With her assets and independence stripped away and her family restricted in visiting her, the prison-like care home tries to strangle the very life out of Ann, who responds in kind by gradually revealing more and more of her backstory, something that soon turns into a living nightmare for the snake oil salesmen who essentially imprisoned her in the first place.
This isn’t Dickey doing Taken by any stretch of the imagination, but that’s something the world deserves to see anyway based on The G. Her lived-in features and world-weariness are perfect for Ann’s self-destructive, barely-contained rage and fury, slowly shedding the skin of a hapless pensioner to reveal a battle-hardened warrior that doesn’t have any issues taking the fight to her oppressors either figuratively or literally.

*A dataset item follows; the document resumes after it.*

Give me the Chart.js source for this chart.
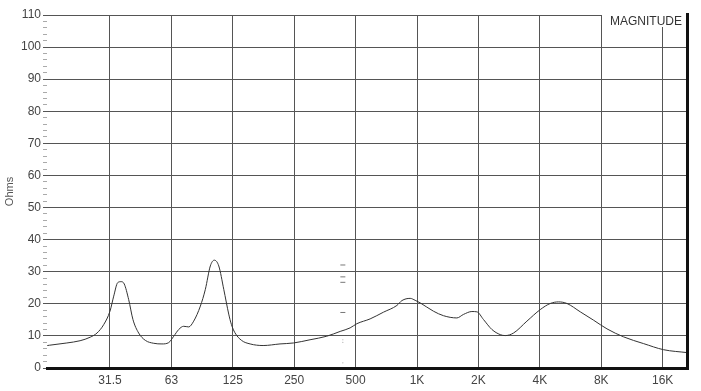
<!DOCTYPE html>
<html>
<head>
<meta charset="utf-8">
<script src="https://cdn.jsdelivr.net/npm/chart.js@4/dist/chart.umd.min.js"></script>
<style>
  html, body { margin: 0; padding: 0; background: #fff; }
  #wrap { width: 701px; height: 391px; }
</style>
</head>
<body>
<div id="wrap"><canvas id="imp"></canvas></div>
<script>
'use strict';

// impedance curve
var freqHz = [15.4, 15.8, 19.2, 22.3, 25.0, 27.0, 29.1, 31.25, 32.6, 34.1, 35.4, 36.7, 38.6, 40.5, 43.2,
  46.6, 51.2, 56.2, 60.6, 64.2, 67.9, 71.8, 76.0, 80.4, 86.7, 91.7, 97.0, 101.5, 106.7, 112.9,
  119.4, 123, 128, 138, 152, 176, 213, 248, 299, 361, 420, 470, 507, 589, 685, 797, 843, 926,
  979, 1036, 1204, 1348, 1568, 1690, 1858, 1966, 2118, 2329, 2558, 2707, 2973, 3458, 4019,
  4499, 4941, 5434, 6315, 7337, 8535, 10297, 12906, 16178, 21066];
var ohms = [7.0, 7.1, 7.8, 8.5, 9.6, 10.9, 13.5, 17.7, 22.4, 26.6, 26.9, 26.2, 21.3, 15.1, 10.9,
  8.6, 7.7, 7.5, 7.9, 9.9, 12.0, 13.0, 12.8, 14.6, 19.3, 24.5, 31.8, 33.6, 31.8, 24.5,
  16.8, 13.6, 11.0, 8.6, 7.5, 7.0, 7.5, 7.8, 8.8, 9.9, 11.4, 12.5, 13.8, 15.3, 17.4, 19.5, 21.0, 21.7,
  21.1, 20.3, 17.7, 16.3, 15.6, 16.7, 17.6, 17.5, 15.1, 12.0, 10.4, 10.1, 10.9, 14.6, 18.2,
  20.1, 20.6, 20.1, 17.5, 14.9, 12.2, 9.7, 7.6, 5.7, 4.8];

// stray little marks near 500 Hz
var markHz = 433;
var markDash = [32.1, 28.4, 26.7, 17.3];
var markDot = [8.8, 8.0, 1.6];

var tickHz = [31.25, 62.5, 125, 250, 500, 1000, 2000, 4000, 8000, 16000];
var tickLabels = ['31.5', '63', '125', '250', '500', '1K', '2K', '4K', '8K', '16K'];

var frame = {
  id: 'frame',
  afterDraw: function (chart) {
    var c = chart.ctx, a = chart.chartArea;
    c.save();
    c.fillStyle = '#fff';
    c.fillRect(602, 10, a.right - 602, 17);
    c.fillStyle = '#111';
    c.fillRect(a.right - 1, 13, 3, a.bottom - 13 + 2);
    c.fillStyle = '#333';
    c.font = '12px "Liberation Sans", Arial, sans-serif';
    c.textAlign = 'right';
    c.textBaseline = 'middle';
    c.fillText('MAGNITUDE', a.right - 5, 22);
    c.restore();
  }
};

var ctx = document.getElementById('imp').getContext('2d');
new Chart(ctx, {
  type: 'line',
  data: {
    datasets: [{
      data: freqHz.map(function (f, i) { return { x: f, y: ohms[i] }; }),
      borderColor: '#333',
      borderWidth: 1,
      pointRadius: 0,
      cubicInterpolationMode: 'monotone',
      fill: false
    }, {
      type: 'scatter',
      data: markDash.map(function (v) { return { x: markHz, y: v }; }),
      pointStyle: 'line',
      pointRadius: 2.5,
      borderColor: '#777',
      borderWidth: 1
    }, {
      type: 'scatter',
      data: markDot.map(function (v) { return { x: markHz, y: v }; }),
      pointRadius: 0.6,
      backgroundColor: '#aaa',
      borderWidth: 0
    }]
  },
  options: {
    responsive: true,
    maintainAspectRatio: false,
    animation: false,
    layout: { padding: { top: 15, right: 14, left: 0, bottom: 0 } },
    plugins: { legend: { display: false }, tooltip: { enabled: false } },
    scales: {
      x: {
        type: 'logarithmic',
        min: 15.35,
        max: 21066,
        afterBuildTicks: function (s) { s.ticks = tickHz.map(function (v) { return { value: v }; }); },
        ticks: {
          callback: function (v, i) { return tickLabels[i]; },
          color: '#444',
          font: { size: 12, family: '"Liberation Sans", Arial, sans-serif' },
          maxRotation: 0,
          autoSkip: false,
          padding: 5
        },
        grid: { color: '#555', drawTicks: false },
        border: { display: true, color: '#111', width: 3 },
        afterFit: function (s) { s.height = 23; }
      },
      y: {
        min: 0,
        max: 110,
        ticks: {
          stepSize: 2,
          autoSkip: false,
          callback: function (v) { return v % 10 === 0 ? v : ''; },
          color: '#444',
          font: { size: 12, family: '"Liberation Sans", Arial, sans-serif' },
          padding: 2
        },
        grid: {
          color: function (c) { return c.tick && c.tick.value % 10 === 0 ? '#555' : 'rgba(0,0,0,0)'; },
          tickColor: function (c) { return c.tick && c.tick.value % 10 === 0 ? '#555' : '#aaa'; },
          tickLength: 4
        },
        border: { display: false },
        title: {
          display: true,
          text: 'Ohms',
          color: '#555',
          font: { size: 11, family: '"Liberation Sans", Arial, sans-serif' },
          padding: { top: 3, bottom: 0 }
        },
        afterFit: function (s) { s.width = 47; }
      }
    }
  },
  plugins: [frame]
});
</script>
</body>
</html>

The relationship between Ann and Emma is pivotal in illustrating that there’s still kindness buried somewhere in the former’s vodka-chugging, chain-smoking, and foul-mouthed soul, even if she’s furious at the rest of the world and everyone in it. That juxtaposition is reflected in the trajectory of their current arcs, with the walls closing in on Emma’s involvement in uncovering the truth at the same time Ann widens the scope of her own investigation.
She lives her life by the motto, “If you let your anger out, you live longer”, and by the time the credits roll on The G, it’s not unreasonable to expect Ann to sail past 100 years old. The intensity and ferocity she exudes is palpable, but at the end of the day, she’s still an old woman, with that combination of warmth and boiling rage allowing Dickey to be nothing short of entirely believable as someone capable of getting kicked out of their knitting circle, safeguarding their grandchild’s life savings out of unconditional love, and wreaking blood-soaked havoc.